_Task prompt_
Copy out every line of the data exactly.

-------

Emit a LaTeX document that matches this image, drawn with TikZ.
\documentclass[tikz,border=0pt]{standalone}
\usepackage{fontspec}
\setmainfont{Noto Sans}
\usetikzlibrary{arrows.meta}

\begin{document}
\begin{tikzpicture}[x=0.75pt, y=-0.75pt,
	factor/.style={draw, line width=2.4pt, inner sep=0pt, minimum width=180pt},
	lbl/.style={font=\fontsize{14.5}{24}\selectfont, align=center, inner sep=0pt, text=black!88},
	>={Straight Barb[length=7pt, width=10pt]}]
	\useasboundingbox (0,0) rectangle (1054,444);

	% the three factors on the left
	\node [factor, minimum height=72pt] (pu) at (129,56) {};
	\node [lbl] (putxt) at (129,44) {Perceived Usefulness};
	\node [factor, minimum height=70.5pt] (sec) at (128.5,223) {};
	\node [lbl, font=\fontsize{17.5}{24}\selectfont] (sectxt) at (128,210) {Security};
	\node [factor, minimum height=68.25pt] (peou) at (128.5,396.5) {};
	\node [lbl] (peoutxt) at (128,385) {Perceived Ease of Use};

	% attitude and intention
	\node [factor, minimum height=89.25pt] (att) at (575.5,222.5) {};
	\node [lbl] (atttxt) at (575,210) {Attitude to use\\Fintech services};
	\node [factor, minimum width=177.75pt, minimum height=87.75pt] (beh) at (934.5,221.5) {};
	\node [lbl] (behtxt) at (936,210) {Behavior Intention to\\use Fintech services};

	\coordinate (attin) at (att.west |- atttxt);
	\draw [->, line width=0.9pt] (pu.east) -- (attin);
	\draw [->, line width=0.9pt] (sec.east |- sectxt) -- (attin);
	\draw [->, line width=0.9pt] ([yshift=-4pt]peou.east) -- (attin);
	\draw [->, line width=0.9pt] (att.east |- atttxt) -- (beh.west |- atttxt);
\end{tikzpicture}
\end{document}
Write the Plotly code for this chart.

-------

_The response_
Emit a LaTeX document that matches this image, drawn with TikZ.
\documentclass[tikz,border=0pt]{standalone}
\usepackage{fontspec}
\setmainfont{Noto Sans}
\usetikzlibrary{arrows.meta}

\begin{document}
\begin{tikzpicture}[x=0.75pt, y=-0.75pt,
	factor/.style={draw, line width=2.4pt, inner sep=0pt, minimum width=180pt},
	lbl/.style={font=\fontsize{14.5}{24}\selectfont, align=center, inner sep=0pt, text=black!88},
	>={Straight Barb[length=7pt, width=10pt]}]
	\useasboundingbox (0,0) rectangle (1054,444);

	% the three factors on the left
	\node [factor, minimum height=72pt] (pu) at (129,56) {};
	\node [lbl] (putxt) at (129,44) {Perceived Usefulness};
	\node [factor, minimum height=70.5pt] (sec) at (128.5,223) {};
	\node [lbl, font=\fontsize{17.5}{24}\selectfont] (sectxt) at (128,210) {Security};
	\node [factor, minimum height=68.25pt] (peou) at (128.5,396.5) {};
	\node [lbl] (peoutxt) at (128,385) {Perceived Ease of Use};

	% attitude and intention
	\node [factor, minimum height=89.25pt] (att) at (575.5,222.5) {};
	\node [lbl] (atttxt) at (575,210) {Attitude to use\\Fintech services};
	\node [factor, minimum width=177.75pt, minimum height=87.75pt] (beh) at (934.5,221.5) {};
	\node [lbl] (behtxt) at (936,210) {Behavior Intention to\\use Fintech services};

	\coordinate (attin) at (att.west |- atttxt);
	\draw [->, line width=0.9pt] (pu.east) -- (attin);
	\draw [->, line width=0.9pt] (sec.east |- sectxt) -- (attin);
	\draw [->, line width=0.9pt] ([yshift=-4pt]peou.east) -- (attin);
	\draw [->, line width=0.9pt] (att.east |- atttxt) -- (beh.west |- atttxt);
\end{tikzpicture}
\end{document}
Write the Plotly code for this chart.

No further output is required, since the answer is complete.